While I understood how bitcoin mining worked, there were still a few strings loose in my mind on why exactly was the 'Proof-of-Work' algorithm created that way? (i.e. finding a nonce that results in a hash lower than the target value)

"A* nonce is an abbreviation for "***number only used once**," which, in the context of cryptocurrency mining, is a number added to a hashed—or encrypted—block in a blockchain that, when rehashed, meets the difficulty level restrictions. **The nonce is the number that blockchain miners are solving for**. *When the solution is found, the blockchain miners are offered cryptocurrency in exchange.*

**A target hash is a numeric value that a hashed block header (which is used to identify individual blocks in a blockchain) must be less than or equal to in order for a new block to be awarded to a miner.**

*The Bitcoin network adjusts the difficulty of mining by raising or lowering the target hash in order to preserve an average 10-minute interval between new blocks.*

*The block header contains the block version number, a timestamp, the hash used in the previous block, the hash of the Merkle Root, the nonce, and the target hash.

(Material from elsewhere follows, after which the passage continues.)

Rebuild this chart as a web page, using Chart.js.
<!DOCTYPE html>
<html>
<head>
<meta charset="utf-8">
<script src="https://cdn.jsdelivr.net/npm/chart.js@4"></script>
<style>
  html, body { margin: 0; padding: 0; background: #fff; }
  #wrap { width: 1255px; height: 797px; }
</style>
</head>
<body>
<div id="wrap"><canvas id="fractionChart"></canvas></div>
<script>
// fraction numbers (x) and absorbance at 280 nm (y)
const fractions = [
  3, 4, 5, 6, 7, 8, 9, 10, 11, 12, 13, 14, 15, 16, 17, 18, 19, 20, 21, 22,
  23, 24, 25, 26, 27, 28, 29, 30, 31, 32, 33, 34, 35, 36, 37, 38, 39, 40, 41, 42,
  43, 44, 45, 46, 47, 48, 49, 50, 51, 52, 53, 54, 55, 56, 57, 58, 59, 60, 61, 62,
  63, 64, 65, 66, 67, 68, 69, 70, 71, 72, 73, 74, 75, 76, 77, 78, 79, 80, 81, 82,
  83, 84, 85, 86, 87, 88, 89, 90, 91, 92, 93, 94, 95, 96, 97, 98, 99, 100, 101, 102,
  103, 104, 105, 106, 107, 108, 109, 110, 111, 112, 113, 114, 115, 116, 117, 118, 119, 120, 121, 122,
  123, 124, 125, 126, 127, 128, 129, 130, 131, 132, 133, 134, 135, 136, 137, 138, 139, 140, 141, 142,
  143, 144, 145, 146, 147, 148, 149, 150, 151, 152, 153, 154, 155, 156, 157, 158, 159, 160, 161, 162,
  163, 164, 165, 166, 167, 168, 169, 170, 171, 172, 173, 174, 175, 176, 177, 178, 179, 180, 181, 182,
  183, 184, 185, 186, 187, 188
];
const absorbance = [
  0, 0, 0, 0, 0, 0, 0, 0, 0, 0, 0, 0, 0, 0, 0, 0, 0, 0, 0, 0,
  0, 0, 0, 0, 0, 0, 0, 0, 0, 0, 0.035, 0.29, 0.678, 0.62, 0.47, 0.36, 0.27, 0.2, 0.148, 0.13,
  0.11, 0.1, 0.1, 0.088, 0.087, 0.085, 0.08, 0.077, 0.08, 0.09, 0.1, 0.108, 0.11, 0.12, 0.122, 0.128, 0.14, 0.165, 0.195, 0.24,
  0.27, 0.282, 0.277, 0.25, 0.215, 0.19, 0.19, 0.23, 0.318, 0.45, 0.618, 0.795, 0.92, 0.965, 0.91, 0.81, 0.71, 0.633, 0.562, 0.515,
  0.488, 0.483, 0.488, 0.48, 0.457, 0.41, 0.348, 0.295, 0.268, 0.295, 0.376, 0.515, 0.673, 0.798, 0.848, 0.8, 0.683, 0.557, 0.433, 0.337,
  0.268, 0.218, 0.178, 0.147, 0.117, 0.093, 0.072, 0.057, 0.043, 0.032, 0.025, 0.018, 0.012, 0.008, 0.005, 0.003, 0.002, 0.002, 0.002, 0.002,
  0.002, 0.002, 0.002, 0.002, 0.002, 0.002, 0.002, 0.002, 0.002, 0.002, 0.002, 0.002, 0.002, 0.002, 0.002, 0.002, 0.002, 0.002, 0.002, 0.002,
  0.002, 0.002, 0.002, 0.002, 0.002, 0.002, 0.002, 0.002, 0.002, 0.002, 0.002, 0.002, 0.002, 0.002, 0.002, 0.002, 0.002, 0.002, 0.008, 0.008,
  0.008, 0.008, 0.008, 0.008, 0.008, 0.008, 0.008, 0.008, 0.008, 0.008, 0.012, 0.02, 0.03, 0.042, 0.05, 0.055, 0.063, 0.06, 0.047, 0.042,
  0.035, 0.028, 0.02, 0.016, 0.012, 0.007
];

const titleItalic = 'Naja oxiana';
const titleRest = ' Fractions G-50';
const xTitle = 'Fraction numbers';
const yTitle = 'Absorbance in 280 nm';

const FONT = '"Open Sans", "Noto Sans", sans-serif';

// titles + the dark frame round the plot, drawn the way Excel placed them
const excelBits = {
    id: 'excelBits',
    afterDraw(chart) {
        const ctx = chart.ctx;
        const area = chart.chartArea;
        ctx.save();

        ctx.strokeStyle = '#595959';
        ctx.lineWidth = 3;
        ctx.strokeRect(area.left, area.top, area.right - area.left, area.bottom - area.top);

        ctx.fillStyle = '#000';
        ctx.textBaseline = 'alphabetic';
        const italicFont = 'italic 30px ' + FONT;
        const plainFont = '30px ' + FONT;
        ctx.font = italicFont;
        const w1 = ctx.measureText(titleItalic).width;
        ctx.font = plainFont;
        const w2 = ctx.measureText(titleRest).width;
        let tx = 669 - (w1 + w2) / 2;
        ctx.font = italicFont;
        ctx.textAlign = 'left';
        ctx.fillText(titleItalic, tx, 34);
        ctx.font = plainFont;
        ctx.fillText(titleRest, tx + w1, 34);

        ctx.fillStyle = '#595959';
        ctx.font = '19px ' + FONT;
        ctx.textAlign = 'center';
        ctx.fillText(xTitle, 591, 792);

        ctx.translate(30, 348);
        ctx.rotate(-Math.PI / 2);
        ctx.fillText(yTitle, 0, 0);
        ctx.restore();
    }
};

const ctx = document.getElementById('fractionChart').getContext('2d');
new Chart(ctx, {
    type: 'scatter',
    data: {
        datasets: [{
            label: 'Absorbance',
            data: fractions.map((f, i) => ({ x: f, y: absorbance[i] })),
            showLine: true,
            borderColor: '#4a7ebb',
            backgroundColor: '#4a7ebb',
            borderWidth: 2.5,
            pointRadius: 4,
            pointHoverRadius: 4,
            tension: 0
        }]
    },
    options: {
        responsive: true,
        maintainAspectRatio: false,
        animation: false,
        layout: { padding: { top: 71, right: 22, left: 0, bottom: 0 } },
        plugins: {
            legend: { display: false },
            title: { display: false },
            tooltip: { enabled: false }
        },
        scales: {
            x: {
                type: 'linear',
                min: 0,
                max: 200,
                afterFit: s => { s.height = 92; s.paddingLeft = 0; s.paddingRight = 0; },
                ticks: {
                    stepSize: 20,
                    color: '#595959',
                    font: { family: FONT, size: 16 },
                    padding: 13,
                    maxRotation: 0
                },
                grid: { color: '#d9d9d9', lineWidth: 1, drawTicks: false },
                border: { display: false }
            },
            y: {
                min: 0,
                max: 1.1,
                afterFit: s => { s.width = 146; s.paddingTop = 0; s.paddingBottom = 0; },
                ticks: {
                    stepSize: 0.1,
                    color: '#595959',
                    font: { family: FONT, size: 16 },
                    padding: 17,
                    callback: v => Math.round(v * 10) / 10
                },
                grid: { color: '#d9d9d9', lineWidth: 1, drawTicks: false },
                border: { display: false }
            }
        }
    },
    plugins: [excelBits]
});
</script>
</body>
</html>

The block is generated by taking the hash of the block contents, adding a random string of numbers (the nonce), and hashing the block again.*

*Determining which string to use as the nonce requires a significant amount of trial-and-error, as it is a random string. A miner must guess a nonce, append it to the hash of the current header, rehash the value, and compare this to the target hash. If the resulting hash value meets the requirements (golden nonce), the miner has created a solution and is awarded the block.*

*It is highly unlikely that a miner will successfully guess the nonce on the first try, meaning that the miner may potentially test a large number of nonce options before getting it right. ***The greater the difficulty—a measure of how hard it is to create a hash that is less than the target—the longer it is likely to take to generate a solution.***"*

Ultimately it is all about guessing a nonce and calculating the hash and comparing it. **Hence the capacity of a bitcoin mining farm is calculated in terms of hash rate **- i.e. number of hashes that can be computed per second. The term 'Bitcoin mining' is actually misleading as what the miners are actually doing is finding a hash that satisfies the challenge and this also validates the transactions in the block (and the block gets added to the chain).

But as many miners jump on the bandwagon, there is lot of wastage of compute cycles and this is a controversial topic for many people.